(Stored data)
____

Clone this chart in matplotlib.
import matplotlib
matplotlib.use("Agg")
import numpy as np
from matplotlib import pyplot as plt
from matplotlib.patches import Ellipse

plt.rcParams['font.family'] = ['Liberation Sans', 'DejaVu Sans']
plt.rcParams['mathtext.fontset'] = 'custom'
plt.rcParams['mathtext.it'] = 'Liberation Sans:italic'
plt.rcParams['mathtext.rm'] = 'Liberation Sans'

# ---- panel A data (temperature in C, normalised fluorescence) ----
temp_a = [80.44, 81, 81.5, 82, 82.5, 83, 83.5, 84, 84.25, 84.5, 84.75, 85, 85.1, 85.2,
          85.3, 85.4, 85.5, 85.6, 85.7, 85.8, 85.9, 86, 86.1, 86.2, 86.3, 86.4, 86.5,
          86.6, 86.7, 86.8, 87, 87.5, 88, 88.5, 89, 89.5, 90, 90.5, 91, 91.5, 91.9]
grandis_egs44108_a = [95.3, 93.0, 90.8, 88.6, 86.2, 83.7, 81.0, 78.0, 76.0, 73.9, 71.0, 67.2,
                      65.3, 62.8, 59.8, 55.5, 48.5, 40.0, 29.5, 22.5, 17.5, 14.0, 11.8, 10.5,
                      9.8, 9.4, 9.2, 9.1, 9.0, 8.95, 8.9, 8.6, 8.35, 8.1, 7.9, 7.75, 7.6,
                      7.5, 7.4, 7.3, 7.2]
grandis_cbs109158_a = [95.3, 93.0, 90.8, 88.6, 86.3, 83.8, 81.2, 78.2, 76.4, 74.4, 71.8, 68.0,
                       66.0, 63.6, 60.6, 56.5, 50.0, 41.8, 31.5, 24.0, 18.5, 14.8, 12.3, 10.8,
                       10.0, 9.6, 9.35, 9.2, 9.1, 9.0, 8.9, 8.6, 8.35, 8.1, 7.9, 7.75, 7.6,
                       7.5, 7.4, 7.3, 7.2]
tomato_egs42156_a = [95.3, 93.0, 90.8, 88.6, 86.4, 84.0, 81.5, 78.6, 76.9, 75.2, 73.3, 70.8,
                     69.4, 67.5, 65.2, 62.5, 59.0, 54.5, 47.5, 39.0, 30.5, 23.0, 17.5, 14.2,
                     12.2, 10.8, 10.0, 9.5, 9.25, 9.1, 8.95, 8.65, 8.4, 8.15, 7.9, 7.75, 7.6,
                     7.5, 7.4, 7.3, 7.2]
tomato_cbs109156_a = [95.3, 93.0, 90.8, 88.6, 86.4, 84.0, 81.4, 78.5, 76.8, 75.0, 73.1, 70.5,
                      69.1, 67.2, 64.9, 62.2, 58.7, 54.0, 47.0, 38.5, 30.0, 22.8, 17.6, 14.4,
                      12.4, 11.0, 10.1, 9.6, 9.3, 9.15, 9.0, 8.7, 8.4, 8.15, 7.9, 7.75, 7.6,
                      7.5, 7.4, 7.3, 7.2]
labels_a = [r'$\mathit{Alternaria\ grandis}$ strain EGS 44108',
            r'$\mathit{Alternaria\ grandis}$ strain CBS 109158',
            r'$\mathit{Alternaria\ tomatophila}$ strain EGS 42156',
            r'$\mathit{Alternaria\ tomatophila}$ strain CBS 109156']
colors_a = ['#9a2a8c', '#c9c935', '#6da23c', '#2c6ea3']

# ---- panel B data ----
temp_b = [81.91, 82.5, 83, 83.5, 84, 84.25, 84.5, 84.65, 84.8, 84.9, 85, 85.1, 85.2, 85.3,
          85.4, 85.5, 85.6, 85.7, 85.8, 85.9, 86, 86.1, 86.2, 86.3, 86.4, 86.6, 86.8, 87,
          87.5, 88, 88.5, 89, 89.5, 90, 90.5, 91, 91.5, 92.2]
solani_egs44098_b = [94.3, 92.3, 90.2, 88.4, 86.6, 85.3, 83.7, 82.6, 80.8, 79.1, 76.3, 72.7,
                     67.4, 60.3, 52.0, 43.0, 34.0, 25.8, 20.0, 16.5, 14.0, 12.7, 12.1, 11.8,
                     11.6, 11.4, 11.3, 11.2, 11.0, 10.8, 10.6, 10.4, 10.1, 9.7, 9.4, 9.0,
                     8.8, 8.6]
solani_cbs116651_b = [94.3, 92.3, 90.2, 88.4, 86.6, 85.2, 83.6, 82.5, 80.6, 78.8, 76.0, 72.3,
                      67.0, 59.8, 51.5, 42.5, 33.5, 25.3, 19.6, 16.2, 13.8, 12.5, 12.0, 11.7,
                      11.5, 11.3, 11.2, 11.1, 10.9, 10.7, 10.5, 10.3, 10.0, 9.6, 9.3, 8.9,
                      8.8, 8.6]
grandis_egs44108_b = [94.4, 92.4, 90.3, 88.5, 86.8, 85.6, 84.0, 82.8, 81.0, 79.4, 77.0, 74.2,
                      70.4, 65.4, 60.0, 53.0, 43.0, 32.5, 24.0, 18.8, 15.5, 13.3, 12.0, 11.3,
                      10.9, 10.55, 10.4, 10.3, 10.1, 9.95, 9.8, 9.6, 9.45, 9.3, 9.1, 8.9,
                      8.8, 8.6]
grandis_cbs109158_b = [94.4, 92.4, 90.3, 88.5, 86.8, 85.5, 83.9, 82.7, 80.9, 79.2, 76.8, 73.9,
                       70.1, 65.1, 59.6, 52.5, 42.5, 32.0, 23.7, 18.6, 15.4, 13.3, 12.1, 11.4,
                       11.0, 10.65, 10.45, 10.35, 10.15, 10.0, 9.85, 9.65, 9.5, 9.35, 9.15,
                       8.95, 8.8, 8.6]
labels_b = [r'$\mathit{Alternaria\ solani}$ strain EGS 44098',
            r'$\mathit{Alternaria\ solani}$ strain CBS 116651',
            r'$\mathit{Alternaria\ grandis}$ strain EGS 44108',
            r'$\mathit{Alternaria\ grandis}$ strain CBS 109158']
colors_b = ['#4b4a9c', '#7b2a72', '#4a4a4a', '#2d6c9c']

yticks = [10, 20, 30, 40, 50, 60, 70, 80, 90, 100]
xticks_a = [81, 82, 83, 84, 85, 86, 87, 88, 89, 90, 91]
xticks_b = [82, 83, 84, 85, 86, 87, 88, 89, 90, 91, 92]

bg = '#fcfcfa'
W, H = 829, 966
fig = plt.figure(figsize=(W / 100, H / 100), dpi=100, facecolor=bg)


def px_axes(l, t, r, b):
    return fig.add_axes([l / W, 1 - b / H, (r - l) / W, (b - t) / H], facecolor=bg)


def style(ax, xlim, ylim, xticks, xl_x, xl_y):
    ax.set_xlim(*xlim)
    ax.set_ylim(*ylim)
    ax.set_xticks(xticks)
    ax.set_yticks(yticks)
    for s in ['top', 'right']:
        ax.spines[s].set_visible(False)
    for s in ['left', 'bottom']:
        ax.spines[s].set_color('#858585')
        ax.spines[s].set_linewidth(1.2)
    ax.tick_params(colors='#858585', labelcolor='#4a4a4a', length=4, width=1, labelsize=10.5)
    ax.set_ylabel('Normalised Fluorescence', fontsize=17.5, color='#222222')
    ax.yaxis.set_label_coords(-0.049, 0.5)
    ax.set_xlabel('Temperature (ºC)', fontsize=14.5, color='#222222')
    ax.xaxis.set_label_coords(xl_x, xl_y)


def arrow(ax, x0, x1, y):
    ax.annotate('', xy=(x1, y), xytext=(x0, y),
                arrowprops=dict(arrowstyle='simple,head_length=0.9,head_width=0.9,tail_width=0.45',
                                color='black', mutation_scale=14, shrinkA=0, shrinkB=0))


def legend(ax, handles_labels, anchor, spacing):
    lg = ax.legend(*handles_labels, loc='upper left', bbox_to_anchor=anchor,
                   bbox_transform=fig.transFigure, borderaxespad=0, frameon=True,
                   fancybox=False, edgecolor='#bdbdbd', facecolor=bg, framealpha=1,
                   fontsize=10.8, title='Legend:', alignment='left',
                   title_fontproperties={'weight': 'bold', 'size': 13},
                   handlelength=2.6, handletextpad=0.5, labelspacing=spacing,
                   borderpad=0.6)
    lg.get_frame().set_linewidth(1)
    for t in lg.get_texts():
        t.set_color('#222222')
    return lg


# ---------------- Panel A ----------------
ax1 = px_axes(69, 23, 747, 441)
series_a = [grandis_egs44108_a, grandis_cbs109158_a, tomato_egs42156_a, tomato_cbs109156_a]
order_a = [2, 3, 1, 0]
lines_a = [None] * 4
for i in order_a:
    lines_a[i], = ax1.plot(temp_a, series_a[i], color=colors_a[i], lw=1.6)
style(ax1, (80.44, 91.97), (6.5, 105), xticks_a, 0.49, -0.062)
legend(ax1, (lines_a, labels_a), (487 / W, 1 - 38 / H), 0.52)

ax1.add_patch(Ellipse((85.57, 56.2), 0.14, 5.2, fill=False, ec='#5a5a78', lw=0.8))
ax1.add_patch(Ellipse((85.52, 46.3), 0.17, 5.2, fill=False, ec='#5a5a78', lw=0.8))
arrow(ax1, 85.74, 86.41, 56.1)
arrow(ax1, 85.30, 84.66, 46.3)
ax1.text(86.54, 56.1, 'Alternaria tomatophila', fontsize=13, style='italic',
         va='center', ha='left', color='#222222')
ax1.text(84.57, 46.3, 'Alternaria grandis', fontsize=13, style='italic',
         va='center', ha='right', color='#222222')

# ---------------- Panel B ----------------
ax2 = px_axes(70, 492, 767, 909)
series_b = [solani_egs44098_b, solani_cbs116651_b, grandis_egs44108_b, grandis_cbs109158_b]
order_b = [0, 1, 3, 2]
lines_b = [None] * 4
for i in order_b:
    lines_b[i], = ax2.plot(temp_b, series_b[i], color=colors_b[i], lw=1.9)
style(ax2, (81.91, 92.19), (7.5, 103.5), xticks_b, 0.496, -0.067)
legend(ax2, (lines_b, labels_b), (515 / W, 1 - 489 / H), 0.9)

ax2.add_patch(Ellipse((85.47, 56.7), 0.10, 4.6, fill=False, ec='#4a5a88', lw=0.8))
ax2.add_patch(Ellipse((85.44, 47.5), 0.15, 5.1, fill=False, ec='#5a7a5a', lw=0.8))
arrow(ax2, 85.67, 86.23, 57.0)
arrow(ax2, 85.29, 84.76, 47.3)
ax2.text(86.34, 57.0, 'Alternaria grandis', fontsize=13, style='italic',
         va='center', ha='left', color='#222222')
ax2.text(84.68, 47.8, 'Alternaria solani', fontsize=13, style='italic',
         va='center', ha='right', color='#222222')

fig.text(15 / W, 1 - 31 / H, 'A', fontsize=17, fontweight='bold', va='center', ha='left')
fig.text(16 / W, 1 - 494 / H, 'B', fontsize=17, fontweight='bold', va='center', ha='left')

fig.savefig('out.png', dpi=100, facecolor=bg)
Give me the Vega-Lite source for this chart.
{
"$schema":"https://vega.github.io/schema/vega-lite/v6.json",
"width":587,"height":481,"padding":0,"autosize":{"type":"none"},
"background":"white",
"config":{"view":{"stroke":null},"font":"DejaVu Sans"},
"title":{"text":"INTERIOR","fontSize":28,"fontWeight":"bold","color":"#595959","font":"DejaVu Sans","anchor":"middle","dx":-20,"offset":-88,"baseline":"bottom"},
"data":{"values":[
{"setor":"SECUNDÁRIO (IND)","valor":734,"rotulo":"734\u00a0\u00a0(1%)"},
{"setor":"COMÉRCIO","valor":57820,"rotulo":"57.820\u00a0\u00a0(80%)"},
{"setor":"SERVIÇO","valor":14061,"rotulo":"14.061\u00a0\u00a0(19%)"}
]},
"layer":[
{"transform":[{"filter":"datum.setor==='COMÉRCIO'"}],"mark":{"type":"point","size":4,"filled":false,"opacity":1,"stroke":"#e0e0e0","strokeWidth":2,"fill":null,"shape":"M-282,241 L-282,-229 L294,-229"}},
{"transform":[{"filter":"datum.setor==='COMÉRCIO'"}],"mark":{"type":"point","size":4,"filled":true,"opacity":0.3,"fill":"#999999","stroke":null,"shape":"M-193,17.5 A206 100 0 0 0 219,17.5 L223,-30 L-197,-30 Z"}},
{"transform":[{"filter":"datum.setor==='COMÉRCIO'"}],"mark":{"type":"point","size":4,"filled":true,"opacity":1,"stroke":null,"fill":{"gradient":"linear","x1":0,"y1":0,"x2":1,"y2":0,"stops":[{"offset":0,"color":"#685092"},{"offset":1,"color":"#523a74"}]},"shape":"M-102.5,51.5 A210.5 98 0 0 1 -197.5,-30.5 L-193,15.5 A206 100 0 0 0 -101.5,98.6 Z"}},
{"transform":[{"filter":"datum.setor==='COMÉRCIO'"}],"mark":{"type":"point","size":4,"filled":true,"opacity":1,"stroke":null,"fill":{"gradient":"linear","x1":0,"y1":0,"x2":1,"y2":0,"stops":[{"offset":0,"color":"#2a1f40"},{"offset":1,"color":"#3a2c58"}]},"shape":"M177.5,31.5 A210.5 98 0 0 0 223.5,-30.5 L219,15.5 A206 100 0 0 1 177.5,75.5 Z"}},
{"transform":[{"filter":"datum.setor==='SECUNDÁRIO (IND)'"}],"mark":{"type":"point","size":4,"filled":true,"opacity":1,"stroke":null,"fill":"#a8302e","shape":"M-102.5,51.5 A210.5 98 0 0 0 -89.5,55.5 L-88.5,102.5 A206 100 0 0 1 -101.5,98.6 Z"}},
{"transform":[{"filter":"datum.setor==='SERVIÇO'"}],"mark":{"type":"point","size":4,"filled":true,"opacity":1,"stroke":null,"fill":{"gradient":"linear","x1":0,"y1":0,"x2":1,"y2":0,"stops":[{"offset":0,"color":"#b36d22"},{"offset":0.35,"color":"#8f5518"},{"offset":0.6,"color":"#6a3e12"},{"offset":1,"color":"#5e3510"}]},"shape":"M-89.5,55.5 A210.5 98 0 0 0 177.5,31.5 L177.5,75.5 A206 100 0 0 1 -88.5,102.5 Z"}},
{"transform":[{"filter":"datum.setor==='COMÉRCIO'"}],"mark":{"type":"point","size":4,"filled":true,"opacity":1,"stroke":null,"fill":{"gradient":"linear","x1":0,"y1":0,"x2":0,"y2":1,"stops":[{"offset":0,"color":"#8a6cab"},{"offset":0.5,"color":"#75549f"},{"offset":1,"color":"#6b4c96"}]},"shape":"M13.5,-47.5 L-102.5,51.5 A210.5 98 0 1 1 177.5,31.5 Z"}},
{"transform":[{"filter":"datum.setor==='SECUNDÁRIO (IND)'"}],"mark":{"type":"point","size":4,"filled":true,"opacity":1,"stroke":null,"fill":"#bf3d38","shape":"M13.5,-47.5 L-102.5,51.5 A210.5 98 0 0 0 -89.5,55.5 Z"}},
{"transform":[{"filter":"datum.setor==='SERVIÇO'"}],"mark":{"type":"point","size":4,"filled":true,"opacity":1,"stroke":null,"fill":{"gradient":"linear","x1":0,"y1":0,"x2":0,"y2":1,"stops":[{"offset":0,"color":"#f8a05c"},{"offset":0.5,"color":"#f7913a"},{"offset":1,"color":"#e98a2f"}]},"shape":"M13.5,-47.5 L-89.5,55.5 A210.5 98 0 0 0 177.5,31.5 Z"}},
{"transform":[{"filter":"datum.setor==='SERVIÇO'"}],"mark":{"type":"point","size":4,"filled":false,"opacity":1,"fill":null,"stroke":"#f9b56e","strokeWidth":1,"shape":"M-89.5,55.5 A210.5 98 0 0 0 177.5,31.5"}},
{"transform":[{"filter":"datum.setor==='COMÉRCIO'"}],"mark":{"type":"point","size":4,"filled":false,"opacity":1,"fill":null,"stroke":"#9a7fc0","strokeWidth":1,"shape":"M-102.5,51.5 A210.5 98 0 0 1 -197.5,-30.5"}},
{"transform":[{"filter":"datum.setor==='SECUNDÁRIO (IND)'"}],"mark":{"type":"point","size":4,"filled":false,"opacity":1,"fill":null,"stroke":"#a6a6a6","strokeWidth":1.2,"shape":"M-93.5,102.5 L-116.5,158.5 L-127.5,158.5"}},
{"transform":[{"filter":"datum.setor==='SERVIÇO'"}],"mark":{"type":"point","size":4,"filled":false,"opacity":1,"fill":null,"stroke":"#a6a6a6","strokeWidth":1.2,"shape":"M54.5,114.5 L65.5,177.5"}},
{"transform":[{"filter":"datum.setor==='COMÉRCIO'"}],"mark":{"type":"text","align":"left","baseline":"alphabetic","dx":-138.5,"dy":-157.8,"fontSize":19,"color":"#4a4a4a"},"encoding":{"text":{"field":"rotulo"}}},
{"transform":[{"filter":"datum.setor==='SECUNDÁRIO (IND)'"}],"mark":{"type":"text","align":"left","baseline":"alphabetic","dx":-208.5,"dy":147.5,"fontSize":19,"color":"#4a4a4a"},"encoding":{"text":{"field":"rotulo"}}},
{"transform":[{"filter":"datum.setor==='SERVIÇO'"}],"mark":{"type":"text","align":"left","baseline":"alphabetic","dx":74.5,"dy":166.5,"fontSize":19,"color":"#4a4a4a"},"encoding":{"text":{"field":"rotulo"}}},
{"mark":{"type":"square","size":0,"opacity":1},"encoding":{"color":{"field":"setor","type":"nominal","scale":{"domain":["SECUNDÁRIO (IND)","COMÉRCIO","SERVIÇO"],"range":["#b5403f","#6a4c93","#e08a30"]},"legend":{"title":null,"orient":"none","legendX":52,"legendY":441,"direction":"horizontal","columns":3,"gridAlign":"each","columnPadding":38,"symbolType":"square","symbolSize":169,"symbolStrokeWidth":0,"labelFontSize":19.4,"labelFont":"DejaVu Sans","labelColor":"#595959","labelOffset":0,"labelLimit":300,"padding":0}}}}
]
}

____

*Problem to work on*.
Quote the records above exactly, from the first line through the line containing "plt.rcParams['mathtext.rm'] = 'Liberation", and nothing more.

*The completed task*.
Clone this chart in matplotlib.
import matplotlib
matplotlib.use("Agg")
import numpy as np
from matplotlib import pyplot as plt
from matplotlib.patches import Ellipse

plt.rcParams['font.family'] = ['Liberation Sans', 'DejaVu Sans']
plt.rcParams['mathtext.fontset'] = 'custom'
plt.rcParams['mathtext.it'] = 'Liberation Sans:italic'
plt.rcParams['mathtext.rm'] = 'Liberation Sans'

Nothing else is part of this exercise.